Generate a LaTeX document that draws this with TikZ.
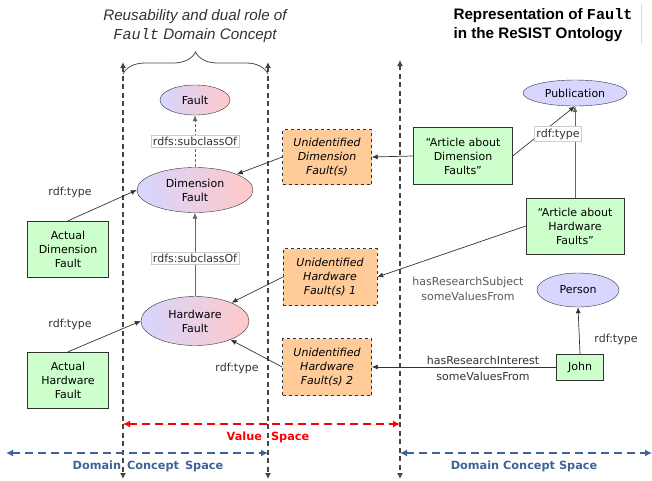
\documentclass[tikz,border=0pt]{standalone}
\usepackage{fontspec}
\setmainfont{DejaVu Sans}
\newfontfamily\titlefont{Liberation Sans}
\newfontfamily\codefont{Liberation Mono}
\usetikzlibrary{shapes.geometric,arrows.meta,decorations.pathreplacing}

\definecolor{lavender}{HTML}{D6D6FF}
\definecolor{pinkish}{HTML}{FFC8C8}
\definecolor{boxgreen}{HTML}{CCFFCC}
\definecolor{boxorange}{HTML}{FFCC99}
\definecolor{spaceblue}{HTML}{3F6396}
\definecolor{linegray}{HTML}{444444}
\definecolor{edgegray}{HTML}{333333}

\tikzset{
  tip/.style={-{Latex[length=6pt,width=5pt]}},
  concept/.style={ellipse, draw=edgegray, inner sep=0pt, align=center,
    left color=lavender, right color=pinkish, shading angle=90,
    font=\fontsize{11}{14}\selectfont},
  classnode/.style={ellipse, draw=edgegray, fill=lavender, inner sep=0pt,
    align=center, font=\fontsize{11}{14}\selectfont},
  instbox/.style={rectangle, draw=edgegray, fill=boxgreen, inner sep=0pt,
    align=center, font=\fontsize{11}{14}\selectfont},
  unknownbox/.style={rectangle, draw=edgegray, dashed, fill=boxorange,
    inner sep=0pt, align=center,
    font=\fontsize{11}{14}\selectfont\itshape},
  rel/.style={tip, draw=edgegray, line width=0.7pt},
  softrel/.style={tip, draw=gray!80!black, line width=0.7pt},
  relbox/.style={rectangle, draw=black!20, fill=white, inner sep=2pt,
    font=\fontsize{11}{13}\selectfont, text=edgegray},
  rellabel/.style={align=center, inner sep=0pt,
    font=\fontsize{11}{15}\selectfont, text=edgegray},
  divider/.style={draw=linegray, line width=1.3pt,
    dash pattern=on 5pt off 3.5pt,
    {Latex[length=6pt,width=6pt]}-{Latex[length=6pt,width=6pt]}},
  spanarrow/.style={line width=1.3pt, dash pattern=on 8pt off 5pt,
    {Latex[length=7pt,width=7pt]}-{Latex[length=7pt,width=7pt]}},
  spanlabel/.style={font=\fontsize{11.3}{13}\selectfont\bfseries, inner sep=0pt}
}

\begin{document}
\begin{tikzpicture}[x=1pt, y=-1pt]
\useasboundingbox (0,0) rectangle (652,480);

% headings
\node[align=center, font=\titlefont\fontsize{15.2}{19}\selectfont\itshape, text=black!80]
  (lefttitle) at (195,26)
  {Reusability and dual role of\\{\codefont\itshape Fault} Domain Concept};
\node[anchor=north west, align=left, font=\titlefont\fontsize{15.2}{19}\selectfont\bfseries]
  (righttitle) at (450,5)
  {Representation of {\codefont\bfseries Fault}\\in the ReSIST Ontology};
\coordinate (edgetop) at (641,4);
\coordinate (edgebot) at (641,44);
\draw[black!15, line width=0.8pt] (edgetop) -- (edgebot);

% dividing lines
\coordinate (d1t) at (123,62);  \coordinate (d1b) at (123,479);
\coordinate (d2t) at (268,62);  \coordinate (d2b) at (268,479);
\coordinate (d3t) at (400,60);  \coordinate (d3b) at (400,479);
\draw[divider] (d1t) -- (d1b);
\draw[divider] (d2t) -- (d2b);
\draw[divider] (d3t) -- (d3b);

% brace over the domain concept column
\coordinate (bl) at (123,74);
\coordinate (br) at (268,74);
\draw[black!70, line width=0.8pt, decorate,
  decoration={brace, amplitude=22pt}] (bl) -- (br);

% domain concepts
\node[concept, minimum width=70pt, minimum height=30pt] (fault) at (195,100) {Fault};
\node[concept, minimum width=116pt, minimum height=45pt] (dimf) at (195,190) {Dimension\\Fault};
\node[concept, minimum width=108pt, minimum height=49pt] (hwf) at (195,321) {Hardware\\Fault};

% individuals
\node[instbox, minimum width=81pt, minimum height=56pt] (adf) at (68,249) {Actual\\Dimension\\Fault};
\node[instbox, minimum width=81pt, minimum height=56pt] (ahf) at (68,380) {Actual\\Hardware\\Fault};

% unidentified values
\node[unknownbox, minimum width=89pt, minimum height=55pt] (udf) at (327,157) {Unidentified\\Dimension\\Fault(s)};
\node[unknownbox, minimum width=94pt, minimum height=57pt] (uhf1) at (330,277) {Unidentified\\Hardware\\Fault(s) 1};
\node[unknownbox, minimum width=89pt, minimum height=57pt] (uhf2) at (327,367) {Unidentified\\Hardware\\Fault(s) 2};

% ontology side
\node[classnode, minimum width=104pt, minimum height=26pt] (pub) at (575,93) {Publication};
\node[instbox, minimum width=99pt, minimum height=57pt] (artd) at (463,156) {``Article about\\Dimension\\Faults''};
\node[instbox, minimum width=98pt, minimum height=56pt] (arth) at (575,226) {``Article about\\Hardware\\Faults''};
\node[classnode, minimum width=82pt, minimum height=34pt] (person) at (578,290) {Person};
\node[instbox, minimum width=47pt, minimum height=26pt] (john) at (580,367) {John};

% subclass links
\draw[softrel, dash pattern=on 3pt off 2pt] (dimf.north) -- (fault.south);
\node[relbox] (sub1) at (195,141) {rdfs:subclassOf};
\draw[softrel] (hwf.north) -- (dimf.south);
\node[relbox] (sub2) at (195,258) {rdfs:subclassOf};

% typing links
\draw[rel] (adf.north) -- (dimf.west);
\node[rellabel] (t1) at (70,192) {rdf:type};
\draw[rel] (ahf.north) -- (hwf.west);
\node[rellabel] (t2) at (70,324) {rdf:type};
\draw[rel] (udf.west) -- (dimf);
\draw[rel] (uhf1.west) -- (hwf);
\draw[rel] (uhf2.west) -- (hwf);
\node[rellabel] (t3) at (237,368) {rdf:type};

% publication links
\draw[rel] (artd.west) -- (udf.east);
\draw[rel] (artd.east) -- (pub.south);
\draw[softrel] (arth.north) -- (pub.south);
\node[relbox] (t4) at (558,134) {rdf:type};
\draw[rel] (arth.west) -- (uhf1.east);
\node[rellabel, text=black!65] (subj) at (468,289) {hasResearchSubject\\someValuesFrom};

% person links
\draw[rel] (john.north) -- (person.south);
\node[rellabel] (t5) at (616,339) {rdf:type};
\draw[rel] (john.west) -- (uhf2.east);
\node[rellabel] (intr1) at (483,360) {hasResearchInterest};
\node[rellabel] (intr2) at (483,376) {someValuesFrom};

% value space
\coordinate (vsl) at (123,424);
\coordinate (vsr) at (400,424);
\draw[spanarrow, red] (vsl) -- (vsr);
\node[spanlabel, text=red] (vslabel) at (268,437) {Value\hspace{9pt}Space};

% domain concept spaces
\coordinate (dl1) at (6,453);
\coordinate (dl2) at (268,453);
\draw[spanarrow, spaceblue] (dl1) -- (dl2);
\node[spanlabel, text=spaceblue] (dclabel1) at (148,466) {Domain\hspace{6pt}Concept\hspace{6pt}Space};
\coordinate (dr1) at (400,453);
\coordinate (dr2) at (652,453);
\draw[spanarrow, spaceblue] (dr1) -- (dr2);
\node[spanlabel, text=spaceblue] (dclabel2) at (524,466) {Domain Concept Space};
\end{tikzpicture}
\end{document}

◆ Problem details ◆
Repeat the material above in full and exactly, omitting the pictures.

◆ Worked answer ◆
Generate a LaTeX document that draws this with TikZ.
\documentclass[tikz,border=0pt]{standalone}
\usepackage{fontspec}
\setmainfont{DejaVu Sans}
\newfontfamily\titlefont{Liberation Sans}
\newfontfamily\codefont{Liberation Mono}
\usetikzlibrary{shapes.geometric,arrows.meta,decorations.pathreplacing}

\definecolor{lavender}{HTML}{D6D6FF}
\definecolor{pinkish}{HTML}{FFC8C8}
\definecolor{boxgreen}{HTML}{CCFFCC}
\definecolor{boxorange}{HTML}{FFCC99}
\definecolor{spaceblue}{HTML}{3F6396}
\definecolor{linegray}{HTML}{444444}
\definecolor{edgegray}{HTML}{333333}

\tikzset{
  tip/.style={-{Latex[length=6pt,width=5pt]}},
  concept/.style={ellipse, draw=edgegray, inner sep=0pt, align=center,
    left color=lavender, right color=pinkish, shading angle=90,
    font=\fontsize{11}{14}\selectfont},
  classnode/.style={ellipse, draw=edgegray, fill=lavender, inner sep=0pt,
    align=center, font=\fontsize{11}{14}\selectfont},
  instbox/.style={rectangle, draw=edgegray, fill=boxgreen, inner sep=0pt,
    align=center, font=\fontsize{11}{14}\selectfont},
  unknownbox/.style={rectangle, draw=edgegray, dashed, fill=boxorange,
    inner sep=0pt, align=center,
    font=\fontsize{11}{14}\selectfont\itshape},
  rel/.style={tip, draw=edgegray, line width=0.7pt},
  softrel/.style={tip, draw=gray!80!black, line width=0.7pt},
  relbox/.style={rectangle, draw=black!20, fill=white, inner sep=2pt,
    font=\fontsize{11}{13}\selectfont, text=edgegray},
  rellabel/.style={align=center, inner sep=0pt,
    font=\fontsize{11}{15}\selectfont, text=edgegray},
  divider/.style={draw=linegray, line width=1.3pt,
    dash pattern=on 5pt off 3.5pt,
    {Latex[length=6pt,width=6pt]}-{Latex[length=6pt,width=6pt]}},
  spanarrow/.style={line width=1.3pt, dash pattern=on 8pt off 5pt,
    {Latex[length=7pt,width=7pt]}-{Latex[length=7pt,width=7pt]}},
  spanlabel/.style={font=\fontsize{11.3}{13}\selectfont\bfseries, inner sep=0pt}
}

\begin{document}
\begin{tikzpicture}[x=1pt, y=-1pt]
\useasboundingbox (0,0) rectangle (652,480);

% headings
\node[align=center, font=\titlefont\fontsize{15.2}{19}\selectfont\itshape, text=black!80]
  (lefttitle) at (195,26)
  {Reusability and dual role of\\{\codefont\itshape Fault} Domain Concept};
\node[anchor=north west, align=left, font=\titlefont\fontsize{15.2}{19}\selectfont\bfseries]
  (righttitle) at (450,5)
  {Representation of {\codefont\bfseries Fault}\\in the ReSIST Ontology};
\coordinate (edgetop) at (641,4);
\coordinate (edgebot) at (641,44);
\draw[black!15, line width=0.8pt] (edgetop) -- (edgebot);

% dividing lines
\coordinate (d1t) at (123,62);  \coordinate (d1b) at (123,479);
\coordinate (d2t) at (268,62);  \coordinate (d2b) at (268,479);
\coordinate (d3t) at (400,60);  \coordinate (d3b) at (400,479);
\draw[divider] (d1t) -- (d1b);
\draw[divider] (d2t) -- (d2b);
\draw[divider] (d3t) -- (d3b);

% brace over the domain concept column
\coordinate (bl) at (123,74);
\coordinate (br) at (268,74);
\draw[black!70, line width=0.8pt, decorate,
  decoration={brace, amplitude=22pt}] (bl) -- (br);

% domain concepts
\node[concept, minimum width=70pt, minimum height=30pt] (fault) at (195,100) {Fault};
\node[concept, minimum width=116pt, minimum height=45pt] (dimf) at (195,190) {Dimension\\Fault};
\node[concept, minimum width=108pt, minimum height=49pt] (hwf) at (195,321) {Hardware\\Fault};

% individuals
\node[instbox, minimum width=81pt, minimum height=56pt] (adf) at (68,249) {Actual\\Dimension\\Fault};
\node[instbox, minimum width=81pt, minimum height=56pt] (ahf) at (68,380) {Actual\\Hardware\\Fault};

% unidentified values
\node[unknownbox, minimum width=89pt, minimum height=55pt] (udf) at (327,157) {Unidentified\\Dimension\\Fault(s)};
\node[unknownbox, minimum width=94pt, minimum height=57pt] (uhf1) at (330,277) {Unidentified\\Hardware\\Fault(s) 1};
\node[unknownbox, minimum width=89pt, minimum height=57pt] (uhf2) at (327,367) {Unidentified\\Hardware\\Fault(s) 2};

% ontology side
\node[classnode, minimum width=104pt, minimum height=26pt] (pub) at (575,93) {Publication};
\node[instbox, minimum width=99pt, minimum height=57pt] (artd) at (463,156) {``Article about\\Dimension\\Faults''};
\node[instbox, minimum width=98pt, minimum height=56pt] (arth) at (575,226) {``Article about\\Hardware\\Faults''};
\node[classnode, minimum width=82pt, minimum height=34pt] (person) at (578,290) {Person};
\node[instbox, minimum width=47pt, minimum height=26pt] (john) at (580,367) {John};

% subclass links
\draw[softrel, dash pattern=on 3pt off 2pt] (dimf.north) -- (fault.south);
\node[relbox] (sub1) at (195,141) {rdfs:subclassOf};
\draw[softrel] (hwf.north) -- (dimf.south);
\node[relbox] (sub2) at (195,258) {rdfs:subclassOf};

% typing links
\draw[rel] (adf.north) -- (dimf.west);
\node[rellabel] (t1) at (70,192) {rdf:type};
\draw[rel] (ahf.north) -- (hwf.west);
\node[rellabel] (t2) at (70,324) {rdf:type};
\draw[rel] (udf.west) -- (dimf);
\draw[rel] (uhf1.west) -- (hwf);
\draw[rel] (uhf2.west) -- (hwf);
\node[rellabel] (t3) at (237,368) {rdf:type};

% publication links
\draw[rel] (artd.west) -- (udf.east);
\draw[rel] (artd.east) -- (pub.south);
\draw[softrel] (arth.north) -- (pub.south);
\node[relbox] (t4) at (558,134) {rdf:type};
\draw[rel] (arth.west) -- (uhf1.east);
\node[rellabel, text=black!65] (subj) at (468,289) {hasResearchSubject\\someValuesFrom};

% person links
\draw[rel] (john.north) -- (person.south);
\node[rellabel] (t5) at (616,339) {rdf:type};
\draw[rel] (john.west) -- (uhf2.east);
\node[rellabel] (intr1) at (483,360) {hasResearchInterest};
\node[rellabel] (intr2) at (483,376) {someValuesFrom};

% value space
\coordinate (vsl) at (123,424);
\coordinate (vsr) at (400,424);
\draw[spanarrow, red] (vsl) -- (vsr);
\node[spanlabel, text=red] (vslabel) at (268,437) {Value\hspace{9pt}Space};

% domain concept spaces
\coordinate (dl1) at (6,453);
\coordinate (dl2) at (268,453);
\draw[spanarrow, spaceblue] (dl1) -- (dl2);
\node[spanlabel, text=spaceblue] (dclabel1) at (148,466) {Domain\hspace{6pt}Concept\hspace{6pt}Space};
\coordinate (dr1) at (400,453);
\coordinate (dr2) at (652,453);
\draw[spanarrow, spaceblue] (dr1) -- (dr2);
\node[spanlabel, text=spaceblue] (dclabel2) at (524,466) {Domain Concept Space};
\end{tikzpicture}
\end{document}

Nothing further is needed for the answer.